## TASK
Starting from the top of the material, restate each line exactly until the line that contains "import plotly.graph_objects as go", which is also copied. Pictures are excluded.

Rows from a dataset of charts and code

§

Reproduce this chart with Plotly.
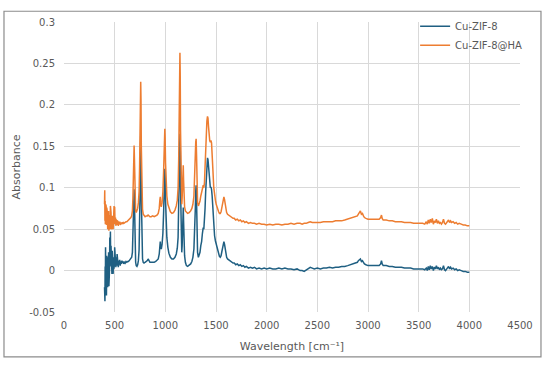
import plotly.graph_objects as go

# ---- data ----
wavenumber = [
    400, 402, 404, 406, 408, 410, 413, 416, 419, 422,
    425, 428, 431, 434, 437, 440, 443, 446, 449, 452,
    455, 458, 461, 464, 467, 470, 473, 476, 479, 482,
    485, 488, 491, 494, 497, 500, 504, 508, 512, 516,
    520, 524, 528, 532, 536, 540, 545, 550, 555, 560,
    566, 572, 578, 584, 590, 597, 604, 612, 620, 628,
    636, 644, 652, 660, 668, 675, 680, 684, 688, 692,
    695, 698, 702, 707, 713, 720, 727, 734, 741, 746,
    750, 754, 757, 760, 763, 766, 770, 775, 782, 790,
    800, 812, 822, 830, 838, 848, 860, 875, 890, 905,
    918, 930, 940, 946, 950, 954, 960, 968, 976, 983,
    988, 992, 995, 998, 1002, 1008, 1015, 1025, 1035, 1050,
    1065, 1080, 1095, 1108, 1118, 1126, 1132, 1137, 1141, 1144,
    1147, 1150, 1154, 1158, 1162, 1166, 1170, 1174, 1177, 1180,
    1184, 1190, 1198, 1208, 1220, 1235, 1250, 1262, 1272, 1282,
    1290, 1296, 1300, 1304, 1308, 1312, 1318, 1326, 1334, 1342,
    1350, 1358, 1366, 1374, 1380, 1386, 1392, 1398, 1404, 1410,
    1416, 1421, 1426, 1432, 1438, 1444, 1450, 1456, 1462, 1470,
    1478, 1486, 1494, 1502, 1510, 1518, 1526, 1534, 1542, 1550,
    1558, 1566, 1572, 1578, 1584, 1590, 1597, 1605, 1614, 1624,
    1634, 1645, 1656, 1668, 1680, 1695, 1710, 1725, 1740, 1755,
    1770, 1785, 1800, 1820, 1840, 1860, 1880, 1900, 1925, 1950,
    1975, 2000, 2030, 2060, 2090, 2120, 2150, 2180, 2210, 2240,
    2270, 2300, 2330, 2350, 2370, 2390, 2410, 2430, 2450, 2470,
    2500, 2530, 2560, 2590, 2620, 2650, 2680, 2710, 2740, 2770,
    2800, 2830, 2860, 2880, 2895, 2905, 2915, 2925, 2935, 2945,
    2955, 2965, 2980, 3000, 3030, 3060, 3090, 3110, 3125, 3133,
    3140, 3150, 3180, 3210, 3240, 3270, 3300, 3330, 3360, 3390,
    3420, 3450, 3480, 3510, 3540, 3560, 3575, 3585, 3595, 3605,
    3615, 3625, 3635, 3645, 3655, 3665, 3675, 3685, 3695, 3705,
    3715, 3725, 3735, 3745, 3755, 3765, 3775, 3785, 3795, 3805,
    3815, 3825, 3840, 3855, 3870, 3885, 3900, 3920, 3940, 3960,
    3980, 4000,
]

absorbance_cu_zif8 = [
    -0.020, -0.031, -0.037, 0.005, -0.026, 0.028, -0.016, 0.010, -0.030, 0.018,
    -0.012, 0.012, -0.020, 0.016, -0.008, 0.022, -0.019, 0.014, 0.000, 0.040,
    0.005, 0.047, 0.010, 0.030, 0.000, 0.020, -0.004, 0.024, 0.004, 0.018,
    -0.004, 0.016, 0.002, 0.012, 0.006, 0.028, 0.008, 0.020, 0.004, 0.016,
    0.006, 0.020, 0.008, 0.014, 0.004, 0.012, 0.007, 0.013, 0.006, 0.011,
    0.008, 0.012, 0.009, 0.011, 0.008, 0.010, 0.009, 0.011, 0.010, 0.011,
    0.011, 0.012, 0.013, 0.014, 0.016, 0.022, 0.040, 0.070, 0.092, 0.098,
    0.085, 0.050, 0.022, 0.010, 0.006, 0.005, 0.007, 0.012, 0.025, 0.050,
    0.090, 0.140, 0.163, 0.140, 0.090, 0.050, 0.025, 0.014, 0.010, 0.009,
    0.010, 0.011, 0.012, 0.014, 0.012, 0.010, 0.010, 0.010, 0.010, 0.011,
    0.012, 0.014, 0.020, 0.030, 0.035, 0.028, 0.026, 0.032, 0.045, 0.070,
    0.095, 0.115, 0.123, 0.112, 0.085, 0.058, 0.040, 0.028, 0.021, 0.016,
    0.014, 0.014, 0.016, 0.020, 0.027, 0.040, 0.070, 0.110, 0.150, 0.165,
    0.150, 0.100, 0.050, 0.025, 0.022, 0.030, 0.050, 0.070, 0.076, 0.060,
    0.035, 0.018, 0.010, 0.006, 0.005, 0.006, 0.008, 0.011, 0.016, 0.026,
    0.045, 0.075, 0.095, 0.103, 0.085, 0.045, 0.022, 0.016, 0.018, 0.022,
    0.030, 0.035, 0.045, 0.052, 0.050, 0.058, 0.075, 0.095, 0.115, 0.128,
    0.136, 0.134, 0.124, 0.112, 0.104, 0.100, 0.101, 0.098, 0.090, 0.070,
    0.052, 0.042, 0.036, 0.032, 0.028, 0.024, 0.020, 0.017, 0.016, 0.018,
    0.023, 0.030, 0.034, 0.035, 0.032, 0.026, 0.020, 0.016, 0.014, 0.013,
    0.012, 0.011, 0.010, 0.009, 0.009, 0.007, 0.008, 0.006, 0.007, 0.005,
    0.006, 0.004, 0.005, 0.003, 0.004, 0.003, 0.004, 0.002, 0.003, 0.002,
    0.003, 0.002, 0.003, 0.002, 0.002, 0.003, 0.002, 0.003, 0.002, 0.002,
    0.001, 0.002, 0.000, 0.000, -0.001, 0.001, 0.003, 0.004, 0.003, 0.002,
    0.003, 0.002, 0.003, 0.003, 0.004, 0.003, 0.004, 0.004, 0.005, 0.005,
    0.006, 0.007, 0.008, 0.009, 0.010, 0.012, 0.013, 0.014, 0.011, 0.012,
    0.010, 0.008, 0.007, 0.006, 0.006, 0.006, 0.006, 0.006, 0.008, 0.012,
    0.008, 0.006, 0.006, 0.005, 0.005, 0.004, 0.004, 0.004, 0.003, 0.003,
    0.003, 0.002, 0.002, 0.002, 0.002, 0.001, 0.003, 0.000, 0.005, 0.001,
    0.006, 0.002, 0.005, 0.000, 0.004, 0.002, 0.006, 0.002, 0.004, 0.001,
    0.003, 0.001, 0.002, 0.006, 0.001, 0.000, 0.002, 0.003, 0.005, 0.002,
    0.004, 0.002, 0.003, 0.001, 0.002, 0.000, 0.001, 0.000, -0.001, -0.001,
    -0.002, -0.002,
]

absorbance_cu_zif8_ha = [
    0.080, 0.097, 0.060, 0.084, 0.056, 0.080, 0.064, 0.078, 0.055, 0.076,
    0.060, 0.070, 0.050, 0.068, 0.056, 0.072, 0.048, 0.065, 0.055, 0.067,
    0.050, 0.078, 0.058, 0.070, 0.052, 0.064, 0.050, 0.066, 0.055, 0.062,
    0.050, 0.060, 0.054, 0.078, 0.056, 0.077, 0.056, 0.064, 0.054, 0.062,
    0.055, 0.061, 0.055, 0.060, 0.054, 0.059, 0.056, 0.059, 0.055, 0.058,
    0.056, 0.058, 0.057, 0.058, 0.057, 0.058, 0.058, 0.059, 0.059, 0.060,
    0.060, 0.062, 0.063, 0.064, 0.066, 0.072, 0.088, 0.115, 0.142, 0.151,
    0.135, 0.100, 0.080, 0.072, 0.070, 0.072, 0.075, 0.082, 0.095, 0.125,
    0.165, 0.205, 0.228, 0.205, 0.150, 0.110, 0.085, 0.074, 0.068, 0.066,
    0.065, 0.066, 0.066, 0.067, 0.066, 0.065, 0.065, 0.066, 0.065, 0.066,
    0.067, 0.069, 0.075, 0.085, 0.089, 0.080, 0.077, 0.082, 0.095, 0.120,
    0.145, 0.165, 0.171, 0.160, 0.130, 0.103, 0.090, 0.080, 0.075, 0.071,
    0.069, 0.070, 0.073, 0.078, 0.085, 0.100, 0.135, 0.190, 0.240, 0.263,
    0.235, 0.170, 0.110, 0.085, 0.080, 0.088, 0.105, 0.122, 0.127, 0.110,
    0.088, 0.077, 0.072, 0.070, 0.069, 0.070, 0.072, 0.075, 0.080, 0.090,
    0.110, 0.140, 0.155, 0.159, 0.140, 0.100, 0.082, 0.078, 0.080, 0.084,
    0.090, 0.094, 0.100, 0.103, 0.100, 0.106, 0.125, 0.148, 0.168, 0.180,
    0.186, 0.184, 0.174, 0.163, 0.157, 0.155, 0.157, 0.154, 0.143, 0.120,
    0.100, 0.090, 0.085, 0.080, 0.076, 0.073, 0.071, 0.069, 0.069, 0.071,
    0.076, 0.084, 0.088, 0.089, 0.086, 0.079, 0.073, 0.070, 0.068, 0.067,
    0.066, 0.065, 0.064, 0.063, 0.063, 0.061, 0.062, 0.060, 0.061, 0.059,
    0.060, 0.058, 0.059, 0.057, 0.058, 0.057, 0.057, 0.056, 0.057, 0.056,
    0.056, 0.055, 0.056, 0.055, 0.056, 0.056, 0.055, 0.056, 0.056, 0.057,
    0.056, 0.057, 0.057, 0.056, 0.057, 0.057, 0.058, 0.059, 0.058, 0.058,
    0.058, 0.058, 0.059, 0.059, 0.059, 0.059, 0.060, 0.060, 0.060, 0.061,
    0.062, 0.063, 0.064, 0.065, 0.066, 0.068, 0.070, 0.072, 0.068, 0.069,
    0.066, 0.064, 0.063, 0.062, 0.062, 0.062, 0.062, 0.062, 0.064, 0.067,
    0.063, 0.061, 0.061, 0.060, 0.060, 0.059, 0.059, 0.059, 0.058, 0.058,
    0.058, 0.057, 0.057, 0.057, 0.057, 0.056, 0.059, 0.056, 0.061, 0.057,
    0.062, 0.058, 0.063, 0.056, 0.060, 0.058, 0.062, 0.057, 0.060, 0.057,
    0.058, 0.056, 0.058, 0.062, 0.057, 0.056, 0.058, 0.059, 0.061, 0.058,
    0.060, 0.058, 0.059, 0.057, 0.058, 0.056, 0.057, 0.056, 0.055, 0.055,
    0.054, 0.054,
]

series_names = ["Cu-ZIF-8", "Cu-ZIF-8@HA"]
x_ticks = [0, 500, 1000, 1500, 2000, 2500, 3000, 3500, 4000, 4500]
y_ticks = [-0.05, 0, 0.05, 0.1, 0.15, 0.2, 0.25, 0.3]
y_tick_labels = ["-0.05", "0", "0.05", "0.1", "0.15", "0.2", "0.25", "0.3"]
x_title = "Wavelength [cm⁻¹]"
y_title = "Absorbance"

# ---- figure ----
FONT = "DejaVu Sans, Verdana, sans-serif"
TXT = "#595959"
GRID = "#d9d9d9"

fig = go.Figure()
fig.add_trace(go.Scatter(x=wavenumber, y=absorbance_cu_zif8, mode="lines",
                         name=series_names[0],
                         line=dict(color="#1f5f82", width=1.5)))
fig.add_trace(go.Scatter(x=wavenumber, y=absorbance_cu_zif8_ha, mode="lines",
                         name=series_names[1],
                         line=dict(color="#ed7d31", width=1.5)))

fig.update_layout(
    width=550, height=365,
    margin=dict(l=64, r=30, t=16, b=53),
    paper_bgcolor="white", plot_bgcolor="white",
    font=dict(family=FONT, size=10, color=TXT),
    showlegend=True,
    legend=dict(x=0.77, y=1.035, xanchor="left", yanchor="top",
                bgcolor="rgba(0,0,0,0)", font=dict(size=10, color=TXT),
                itemwidth=30, tracegroupgap=0),
    xaxis=dict(range=[0, 4500], tickvals=x_ticks, showgrid=True,
               gridcolor=GRID, gridwidth=1, zeroline=False, showline=False,
               ticks="outside", ticklen=4, tickcolor="rgba(0,0,0,0)",
               title=dict(text=x_title, font=dict(size=11, color=TXT), standoff=12)),
    yaxis=dict(range=[-0.05, 0.3], tickvals=y_ticks, ticktext=y_tick_labels,
               showgrid=True, gridcolor=GRID, gridwidth=1, zeroline=False,
               showline=False, ticks="outside", ticklen=6,
               tickcolor="rgba(0,0,0,0)",
               title=dict(text=y_title, font=dict(size=11, color=TXT), standoff=6)),
    shapes=[dict(type="rect", xref="paper", yref="paper",
                 x0=-0.1316, x1=1.046, y0=-0.155, y1=1.037,
                 line=dict(color="#8c8c8c", width=1.2), fillcolor="rgba(0,0,0,0)",
                 layer="below")],
)

fig.write_html("out.html",
               config={"displayModeBar": False},
               post_script="document.body.style.margin='0';")
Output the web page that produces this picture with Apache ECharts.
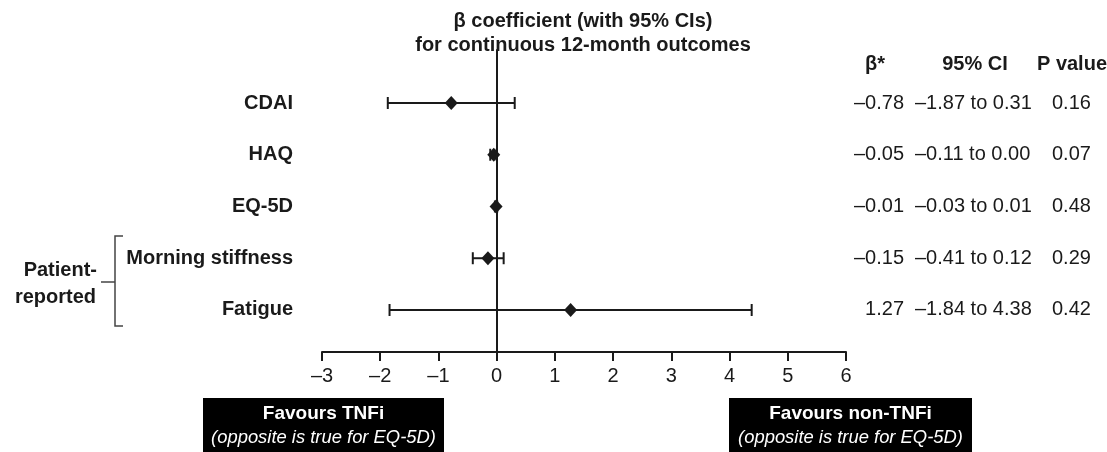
<!DOCTYPE html>
<html>
<head>
<meta charset="utf-8">
<script src="https://cdn.jsdelivr.net/npm/echarts@6/dist/echarts.min.js"></script>
<style>
  html, body { margin: 0; padding: 0; background: #fff; }
  #chart { width: 1107px; height: 452px; }
</style>
</head>
<body>
<div id="chart"></div>
<script>
// forest plot data, one entry per outcome row (top to bottom)
const outcomes = ['CDAI', 'HAQ', 'EQ-5D', 'Morning stiffness', 'Fatigue']
const betas = [-0.78, -0.05, -0.01, -0.15, 1.27]
const ciLow = [-1.87, -0.11, -0.03, -0.41, -1.84]
const ciHigh = [0.31, 0.00, 0.01, 0.12, 4.38]
const betaText = ['–0.78', '–0.05', '–0.01', '–0.15', '1.27']
const ciText = ['–1.87 to 0.31', '–0.11 to 0.00', '–0.03 to 0.01', '–0.41 to 0.12', '–1.84 to 4.38']
const pText = ['0.16', '0.07', '0.48', '0.29', '0.42']
const xTicks = [-3, -2, -1, 0, 1, 2, 3, 4, 5, 6]

const FONT = '"Liberation Sans", Arial, sans-serif'
const INK = '#1a1a1a'

const chart = echarts.init(document.getElementById('chart'))

const rows = outcomes.map((name, i) => [i + 1, ciLow[i], ciHigh[i]])

function renderBar(params, api) {
  const row = api.value(0)
  const p1 = api.coord([api.value(1), row])
  const p2 = api.coord([api.value(2), row])
  const cap = 6
  const style = { stroke: INK, lineWidth: 2 }
  return {
    type: 'group',
    children: [
      { type: 'line', shape: { x1: p1[0], y1: p1[1], x2: p2[0], y2: p2[1] }, style },
      { type: 'line', shape: { x1: p1[0], y1: p1[1] - cap, x2: p1[0], y2: p1[1] + cap }, style },
      { type: 'line', shape: { x1: p2[0], y1: p2[1] - cap, x2: p2[0], y2: p2[1] + cap }, style }
    ]
  }
}

function renderText(params, api) {
  const i = params.dataIndex
  const y = api.coord([0, api.value(0)])[1]
  const base = { fill: INK, font: '20px ' + FONT, textVerticalAlign: 'middle' }
  return {
    type: 'group',
    children: [
      { type: 'text', style: Object.assign({}, base, { x: 293, y, text: outcomes[i], textAlign: 'right', font: 'bold 20px ' + FONT }) },
      { type: 'text', style: Object.assign({}, base, { x: 904, y, text: betaText[i], textAlign: 'right' }) },
      { type: 'text', style: Object.assign({}, base, { x: 915, y, text: ciText[i], textAlign: 'left' }) },
      { type: 'text', style: Object.assign({}, base, { x: 1052, y, text: pText[i], textAlign: 'left' }) }
    ]
  }
}

const headStyle = { fill: INK, font: 'bold 20px ' + FONT, textAlign: 'center', textVerticalAlign: 'middle' }
const boxText = (x, t1) => ([
  { type: 'text', style: { x, y: 414, text: t1, fill: '#fff', font: 'bold 19px ' + FONT, textAlign: 'center', textVerticalAlign: 'middle' } },
  { type: 'text', style: { x, y: 438, text: '(opposite is true for EQ-5D)', fill: '#fff', font: 'italic 18.4px ' + FONT, textAlign: 'center', textVerticalAlign: 'middle' } }
])

chart.setOption({
  animation: false,
  grid: { left: 322, right: 261, top: 50, bottom: 100 },
  xAxis: {
    type: 'value',
    min: -3,
    max: 6,
    interval: 1,
    axisLine: { onZero: false, lineStyle: { color: INK, width: 2 } },
    axisTick: { show: true, length: 9, lineStyle: { color: INK, width: 2 } },
    axisLabel: {
      margin: 14,
      color: INK,
      fontSize: 20,
      fontFamily: FONT,
      formatter: v => xTicks.includes(v) ? String(v).replace('-', '–') : ''
    },
    splitLine: { show: false }
  },
  yAxis: {
    type: 'value',
    inverse: true,
    min: -0.024,
    max: 5.812,
    axisLine: { show: true, onZero: true, lineStyle: { color: INK, width: 2 } },
    axisTick: { show: false },
    axisLabel: { show: false },
    splitLine: { show: false }
  },
  series: [
    {
      type: 'custom',
      renderItem: renderBar,
      data: rows,
      encode: { x: [1, 2], y: 0 },
      z: 2
    },
    {
      type: 'scatter',
      symbol: 'diamond',
      symbolSize: [13, 14],
      itemStyle: { color: INK, opacity: 1 },
      data: betas.map((b, i) => [b, i + 1]),
      z: 3
    },
    {
      type: 'custom',
      renderItem: renderText,
      data: rows,
      encode: { x: 1, y: 0 },
      clip: false,
      z: 4
    }
  ],
  graphic: [
    { type: 'text', style: Object.assign({}, headStyle, { x: 583, y: 21, text: 'β coefficient (with 95% CIs)' }) },
    { type: 'text', style: Object.assign({}, headStyle, { x: 583, y: 45, text: 'for continuous 12-month outcomes' }) },
    { type: 'text', style: Object.assign({}, headStyle, { x: 875, y: 64, text: 'β*' }) },
    { type: 'text', style: Object.assign({}, headStyle, { x: 975, y: 64, text: '95% CI' }) },
    { type: 'text', style: Object.assign({}, headStyle, { x: 1072, y: 64, text: 'P value' }) },
    // patient-reported bracket
    { type: 'polyline', shape: { points: [[123, 236], [115, 236], [115, 326], [123, 326]] }, style: { stroke: '#444', lineWidth: 1.5, fill: null } },
    { type: 'line', shape: { x1: 101, y1: 282, x2: 115, y2: 282 }, style: { stroke: '#444', lineWidth: 1.5 } },
    { type: 'text', style: { x: 97, y: 270, text: 'Patient-', fill: INK, font: 'bold 20px ' + FONT, textAlign: 'right', textVerticalAlign: 'middle' } },
    { type: 'text', style: { x: 96, y: 297, text: 'reported', fill: INK, font: 'bold 20px ' + FONT, textAlign: 'right', textVerticalAlign: 'middle' } },
    // direction boxes
    { type: 'rect', shape: { x: 203, y: 398, width: 241, height: 60 }, style: { fill: '#000' } },
    { type: 'rect', shape: { x: 729, y: 398, width: 243, height: 60 }, style: { fill: '#000' } },
    ...boxText(323.5, 'Favours TNFi'),
    ...boxText(850.5, 'Favours non-TNFi')
  ]
})

window.addEventListener('resize', () => chart.resize())
</script>
</body>
</html>
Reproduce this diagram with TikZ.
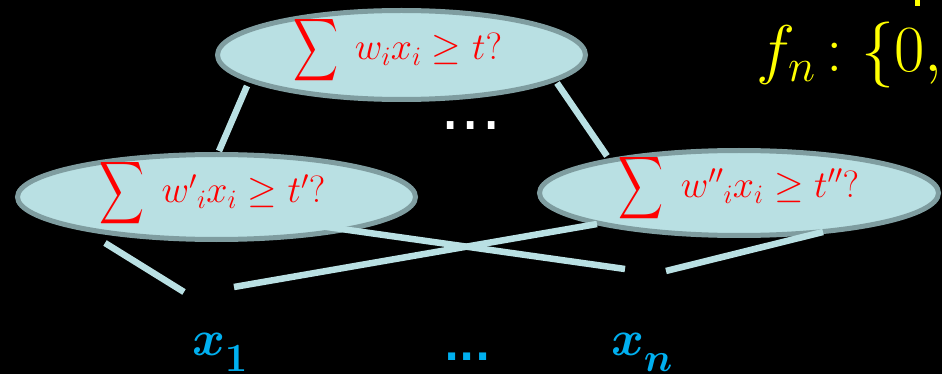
\RequirePackage{fix-cm}
\documentclass[tikz,border=0pt]{standalone}
\usepackage{amsmath}
\usepackage{bm}
\usepackage{graphicx}
\usepackage{fontspec}
\newfontfamily\dotfont{DejaVu Sans}
\usetikzlibrary{shapes.geometric,calc}
\DeclareMathSizes{50}{50}{40}{32}

\definecolor{nodefill}{HTML}{B9E0E3}
\definecolor{nodeedge}{HTML}{7F9DA0}
\definecolor{testred}{HTML}{FF0000}
\definecolor{varblue}{HTML}{00B0F0}
\definecolor{fnyellow}{HTML}{FFFF00}

% a large, slim summation sign
\newcommand{\bigsum}{\vcenter{\hbox{\resizebox*{45pt}{70pt}{$\displaystyle\sum$}}}\mkern8mu}
% bold input variable with a deep subscript
\newcommand{\invar}[1]{\bm{x}_{\lower9pt\hbox{$\scriptstyle\bm{#1}$}}}

\tikzset{
  unit/.style={ellipse, draw=nodeedge, line width=5pt, fill=nodefill, inner sep=0pt},
  rule/.style={text=testred, inner sep=0pt, font=\fontsize{38}{42}\selectfont},
  wire/.style={draw=nodefill, line width=6.5pt, line cap=butt},
  var/.style={text=varblue, font=\fontsize{50}{54}\selectfont, inner sep=0pt}
}

\begin{document}
\begin{tikzpicture}[x=1pt, y=-1pt]
  \useasboundingbox (0,0) rectangle (942,374);
  \clip (0,0) rectangle (942,374);
  \fill[black] (0,0) rectangle (942,374);

  % threshold units
  \node[unit, minimum width=368pt, minimum height=89pt] (top) at (401.5,55) {};
  \node[unit, minimum width=398pt, minimum height=85pt] (left) at (216.5,197) {};
  \node[unit, minimum width=399pt, minimum height=85pt] (right) at (739,193) {};

  % wire end points
  \coordinate (tl) at (247,86);   \coordinate (lt) at (219,151);
  \coordinate (tr) at (557,83);   \coordinate (rt) at (607,156);
  \coordinate (lb) at (105,243);  \coordinate (x1a) at (184,292);
  \coordinate (x1b) at (234,287); \coordinate (rb) at (597,224);
  \coordinate (lc) at (320,226);  \coordinate (xna) at (625,269);
  \coordinate (xnb) at (666,271); \coordinate (rc) at (823,232);

  \draw[wire] (tl) -- (lt);
  \draw[wire] (tr) -- (rt);
  \draw[wire] (lb) -- (x1a);
  \draw[wire] (x1b) -- (rb);
  \draw[wire] (lc) -- (xna);
  \draw[wire] (xnb) -- (rc);

  % threshold tests
  \node[rule] (topt) at ($(top.center)+(-4,-5)$) {$\bigsum w_i x_i \ge t?$};
  \node[rule] (leftt) at ($(left.center)+(-4,-3.5)$) {$\bigsum w'{}_i x_i \ge t'?$};
  \node[rule] (rightt) at ($(right.center)+(0,-5)$) {$\bigsum w''{}_i x_i \ge t''?$};

  % ellipsis between the hidden units
  \node[anchor=base, inner sep=0pt, text=white,
        font=\dotfont\fontsize{64}{70}\selectfont] (mid) at (471,130) {...};

  % inputs
  \node[var, anchor=base] (x1) at (220,355) {$\invar{1}$};
  \node[var, anchor=base] (xn) at (642,355) {$\invar{n}$};
  \node[anchor=base, inner sep=0pt, text=varblue,
        font=\dotfont\bfseries\fontsize{40}{46}\selectfont] (xdots) at (467.5,360) {...};

  % boolean function label
  \node[anchor=base west, inner sep=0pt, text=fnyellow,
        font=\fontsize{66}{70}\selectfont] (fn) at (756,72)
    {$f_n\mkern3mu{:}\mkern5mu\{0,1\}^n \to \{0,1\}$};
  \fill[fnyellow] (915,0) rectangle (920,6);
\end{tikzpicture}
\end{document}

§

## ANSWER IN FULL
Reproduce this chart with Plotly.
import plotly.graph_objects as go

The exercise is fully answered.